Whole-Wheat Pasta: Compared to its white-pasta counterpart, whole-wheat pasta offers a higher protein and fiber count. This is because the flour in the pasta is left whole instead of being stripped down during the milling process. It stands out because of its nuttier flavor that mixes well with heartier sauces.
Spelt Pasta: Made from the whole grain spelt, spelt pastas also pack a powerful a fiber- and protein-filled punch. An ancient variety of wheat, spelt can be easier to digest than its modern wheat counterpart, and like whole-wheat pasta, it has a nuttier flavor. (Note: When buying spelt pasta, make sure to check the label to see that the pasta is being made from the whole grain, as some versions of spelt pasta are made from refined spelt. Whole grains are more complete, and therefore provide more nutrients to the body.)

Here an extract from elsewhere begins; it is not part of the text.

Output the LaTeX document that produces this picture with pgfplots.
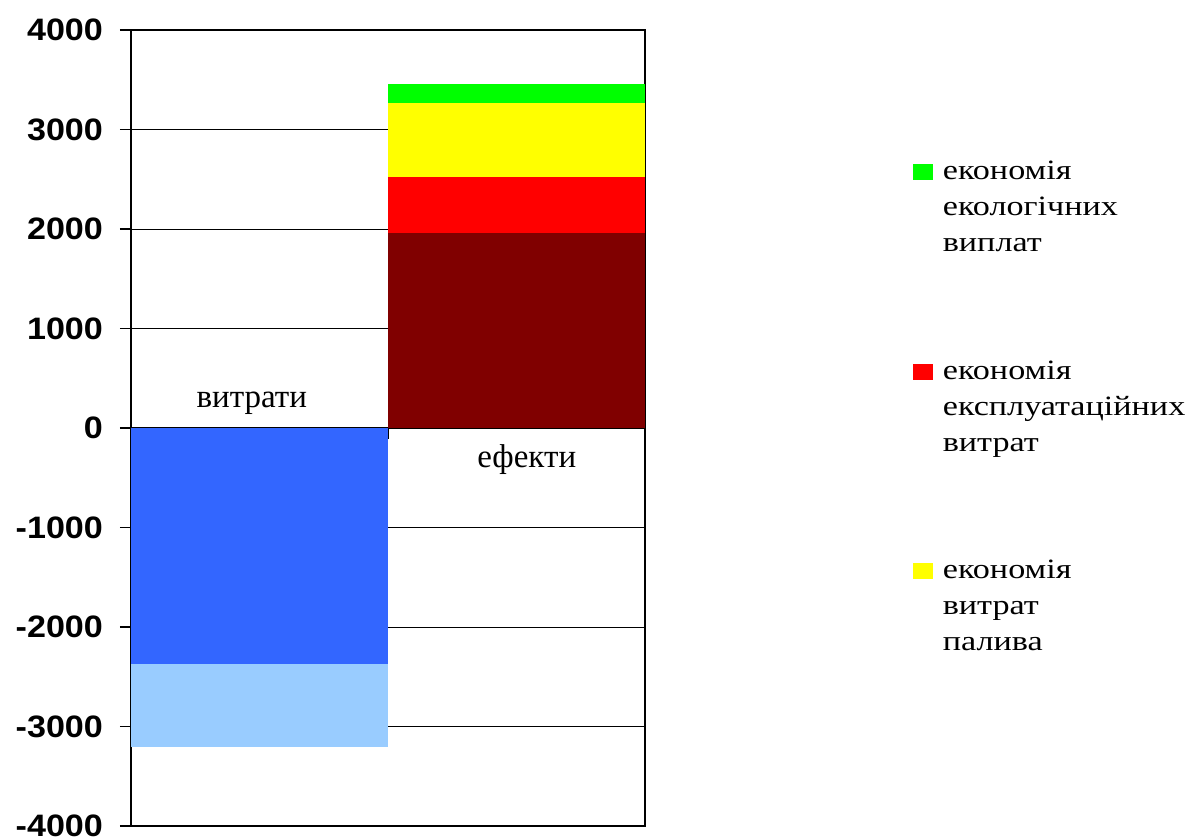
\documentclass[border=0pt]{standalone}
\usepackage{pgfplots}
\pgfplotsset{compat=1.18}
\usepackage{pgfplotstable}
\usepackage{fontspec}
\setmainfont{Liberation Serif}
\newfontfamily\tickfont[FakeStretch=1.1]{Liberation Sans}
\newfontfamily\legfont[FakeStretch=1.22]{Liberation Serif}

\definecolor{cblue}{HTML}{3366FF}
\definecolor{clblue}{HTML}{99CCFF}
\definecolor{cdred}{HTML}{800000}
\definecolor{cred}{HTML}{FF0000}
\definecolor{cyellow}{HTML}{FFFF00}
\definecolor{cgreen}{HTML}{00FF00}

% витрати / ефекти
\pgfplotstableread{
x blue lblue dred red yellow green
0 -2370 -840 0 0 0 0
1 0 0 1958 563 742 192
}\data

\begin{document}
\begin{tikzpicture}
\path[use as bounding box] (-65.5pt,-5pt) rectangle (528pt,413pt);
\begin{axis}[
  scale only axis, width=257pt, height=398pt,
  xmin=-0.5, xmax=1.5, ymin=-4000, ymax=4000,
  xtick=\empty,
  ytick={-4000,-3000,...,4000}, ytick pos=left,
  ymajorgrids, grid style={black, line width=0.5pt},
  axis line style={black, line width=1.3pt},
  tick align=outside, major tick length=5.5pt,
  ytick style={black, line width=0.6pt},
  yticklabel style={font=\tickfont\bfseries\fontsize{15.5}{16}\selectfont, xshift=-5pt},
  /pgf/number format/.cd, 1000 sep={}, assume math mode=true, /pgfplots/.cd,
  ybar stacked, bar width=1,
  legend style={draw=none, at={(1.509,0.846)}, anchor=north west,
    font=\legfont\fontsize{14}{18}\selectfont,
    nodes={align=left, inner ysep=2pt, inner xsep=5pt}, row sep=49pt},
  legend cell align=left,
]
\addlegendimage{legend image code/.code={\fill[cgreen] (0pt,14pt) rectangle (9.5pt,21.5pt);}}
\addlegendentry{економія\\екологічних\\виплат}
\addlegendimage{legend image code/.code={\fill[cred] (0pt,14pt) rectangle (9.5pt,21.5pt);}}
\addlegendentry{економія\\експлуатаційних\\витрат}
\addlegendimage{legend image code/.code={\fill[cyellow] (0pt,14pt) rectangle (9.5pt,21.5pt);}}
\addlegendentry{економія\\витрат\\палива}

\addplot[fill=cblue, draw=none, forget plot] table[x=x, y=blue] {\data};
\addplot[fill=clblue, draw=none, forget plot] table[x=x, y=lblue] {\data};
\addplot[fill=cdred, draw=none, forget plot] table[x=x, y=dred] {\data};
\addplot[fill=cred, draw=none, forget plot] table[x=x, y=red] {\data};
\addplot[fill=cyellow, draw=none, forget plot] table[x=x, y=yellow] {\data};
\addplot[fill=cgreen, draw=none, forget plot] table[x=x, y=green] {\data};

\draw[black, line width=0.6pt] (axis cs:-0.5,0) -- (axis cs:1.5,0);
\draw[black, line width=0.6pt] (axis cs:0.5,0) -- ([yshift=-5.5pt]axis cs:0.5,0);
\node[anchor=base, font=\fontsize{16.5}{18}\selectfont] at (axis cs:-0.03,204) {витрати};
\node[anchor=base, font=\fontsize{16.5}{18}\selectfont] at (axis cs:1.04,-400) {ефекти};
\end{axis}
\end{tikzpicture}
\end{document}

Brown Rice Pasta: A perfect pasta option for those who have gluten restrictions in their diet, brown rice pasta is also high in protein and fiber. Even better, its mild flavor and longer cooking time make it an ideal option for cooking newbies who tend to overcook their food. (Note: This is not the case for Asian rice noodles, which cook very quickly and can become mushy.)
Quinoa Pasta: Another ideal option for gluten-free eaters, quinoa pasta has a stronger flavor and chewier texture than brown rice pasta. Quinoa pasta makes a good substitute for pasta salads and other pasta side dishes since the pasta itself is more durable and more likely to retain its form.
Buckwheat Pasta: The other member of the gluten-free pasta family is the buckwheat noodle, which is usually made from 100 percent buckwheat. Its toasty flavor makes it a good option for stir-fries, noodle soups and salads. (Note: If you’re eating gluten free, make sure to read the label because some buckwheat pastas can contain wheat flour).